With Seussical The Musical coming up just around the corner during February 1st, 2nd, and 3rd, Redwood’s theater community has been getting a lot of acknowledgment and attention. Although the actual actors of the musical certainly do deserve the recognition for their talents and roles, the students who work behind the scenes should not go unnoticed.
There are many hard-working students who create the foundation and basis of a visually great production for acts, such as, musicals. Better known as stagecraft, these students are the ones who control and work on what happens behind the curtain. Those who are interested in theater or drama, but want to work backstage rather than perform on stage, stagecraft is where you belong.

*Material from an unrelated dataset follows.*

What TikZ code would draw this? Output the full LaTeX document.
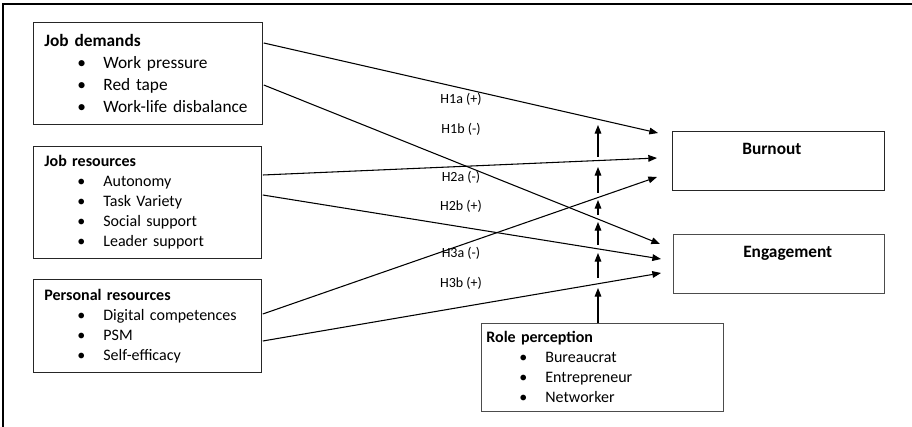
\documentclass[tikz,border=0pt]{standalone}
\usepackage{fontspec}
\setmainfont{Carlito}
\usetikzlibrary{arrows.meta,calc}
\newcommand{\blt}[1]{\\\hspace*{24.75pt}\makebox[19.5pt][l]{\textbullet}#1}

\begin{document}
\begin{tikzpicture}[
            x=0.75pt,
            y=-0.75pt,
            box/.style={
                draw=black!85,
                line width=0.6pt,
                anchor=north west,
                align=left,
                inner xsep=8.25pt,
                inner ysep=0pt,
                font=\fontsize{12}{15}\selectfont
            },
            outbox/.style={
                draw=black!85,
                line width=0.6pt,
                anchor=north west,
                minimum height=44.5pt
            },
            arr/.style={
                -{Triangle[length=6.5pt,width=5pt]},
                line width=0.8pt
            },
            hyp/.style={
                font=\fontsize{10.5}{12}\selectfont,
                inner sep=0pt
            }
        ]
            \useasboundingbox (0,0) rectangle (912,427);
            \draw[line width=1pt] (3,427) -- (3,4) -- (912,4);

            % left boxes
            \node[box, minimum width=171.75pt, minimum height=76.5pt, text width=155.25pt,
                font=\fontsize{13}{16.5}\selectfont] (demands) at (33,22)
                {\textbf{Job demands}\blt{Work pressure}\blt{Red tape}\blt{Work-life disbalance}};
            \node[box, minimum width=171pt, minimum height=84pt, text width=154.5pt] (jobres) at (33,146)
                {\textbf{Job resources}\blt{Autonomy}\blt{Task Variety}\blt{Social support}\blt{Leader support}};
            \node[box, minimum width=171pt, minimum height=69.75pt, text width=154.5pt] (persres) at (33,279)
                {\textbf{Personal resources}\blt{Digital competences}\blt{PSM}\blt{Self-efficacy}};
            \node[box, minimum width=181.5pt, minimum height=66pt, text width=174pt, inner xsep=3.75pt,
                draw=black!70] (role) at (481,323)
                {\textbf{Role perception}\blt{Bureaucrat}\blt{Entrepreneur}\blt{Networker}};

            % outcomes
            \node[outbox, minimum width=159pt] (burnout) at (672,131) {};
            \node[anchor=west, inner sep=0pt, font=\fontsize{13}{15}\bfseries] (burnouttxt) at (742,149) {Burnout};
            \node[outbox, minimum width=158.25pt, draw=black!70] (engage) at (673,234) {};
            \node[anchor=west, inner sep=0pt, font=\fontsize{13}{15}\bfseries] (engagetxt) at (743,253) {Engagement};

            \coordinate (b1) at (658,133);
            \coordinate (b2) at (657,158);
            \coordinate (b3) at (657,177);
            \coordinate (e1) at (660,244);
            \coordinate (e2) at (661,259);
            \coordinate (e3) at (661,273);

            \draw[arr] ($(demands.north east)+(1,21)$) -- (b1);
            \draw[arr] ($(demands.north east)+(1,63)$) -- (e1);
            \draw[arr] ($(jobres.north east)+(1,29)$) -- (b2);
            \draw[arr] ($(jobres.north east)+(1,49)$) -- (e2);
            \draw[arr] ($(persres.north east)+(1,35)$) -- (b3);
            \draw[arr] ($(persres.north east)+(1,62)$) -- (e3);

            % moderation
            \coordinate (m0) at (598,288);
            \draw[arr] (role.north -| m0) -- (m0);
            \foreach \i/\a/\b in {1/278/253, 2/245/222, 3/215/200, 4/193/167, 5/157/125} {
                \coordinate (ms\i) at (598,\a);
                \coordinate (mt\i) at (598,\b);
                \draw[arr] (ms\i) -- (mt\i);
            }

            \node[hyp] (h1a) at (461,99) {H1a (+)};
            \node[hyp] (h1b) at (461,129) {H1b (-)};
            \node[hyp] (h2a) at (461,177) {H2a (-)};
            \node[hyp] (h2b) at (461,206) {H2b (+)};
            \node[hyp] (h3a) at (461,253) {H3a (-)};
            \node[hyp] (h3b) at (461,283) {H3b (+)};
        \end{tikzpicture}
\end{document}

On thoughts about why most students join stagecraft, Leslee Gutierrez, ‘19, said, “(Stagecraft) shows students the different side of what makes a performance and it’s more of a behind the scenes experience.” She explained how the jobs of the stagecraft members varies and how it’s always productive and busy in there, especially during preparations for plays and musicals. Gutierrez concluded with why stagecraft is beneficial and said, “It is a very good class for those who have stage fright and whatnot.” Without feeling pressured to perform in front of an audience, students can still be apart of something bigger while working behind the scenes.
Currently, stagecraft is focused on supplying the sets for Seussical. When asked about the what the class has been up to, Megan James, ‘19, said, “Since basically the beginning of the school year, we have been building the sets and props for the musical.” While preparing for the finishing touches for the musical, students learned prior knowledge about how to do work backstage. James said, “(We) learned how to use hand tools, light boards, and how to be an overall problem solver.” Painting sets is not what stagecraft is only about.
Heather Clegg, ‘18, who has participated in every production that Redwood’s theatre department has had and with even further knowledge about theatre, shared her views about stagecraft and said, “We don’t only build sets for our own shows, but we help build sets and props for all the theatre companies in the school district and community.” She has great pride in what the members in class all contribute in to help the theatre community. Overall, it is proven that stagecraft isn’t only about painting, instead students are also taught how to build, run the production backstage, and etcetera. Clegg concluded and said that stagecraft is the number one source of the “education of technical theatre.”
While watching and enjoying Seussical, students should not forget about the work that goes behind the curtain. Stagecraft and their efforts in the internal production is equivalent to a great external performance. Acknowledging the members of stagecraft for having their own backstage performance would balance out the recognition in the theatre department.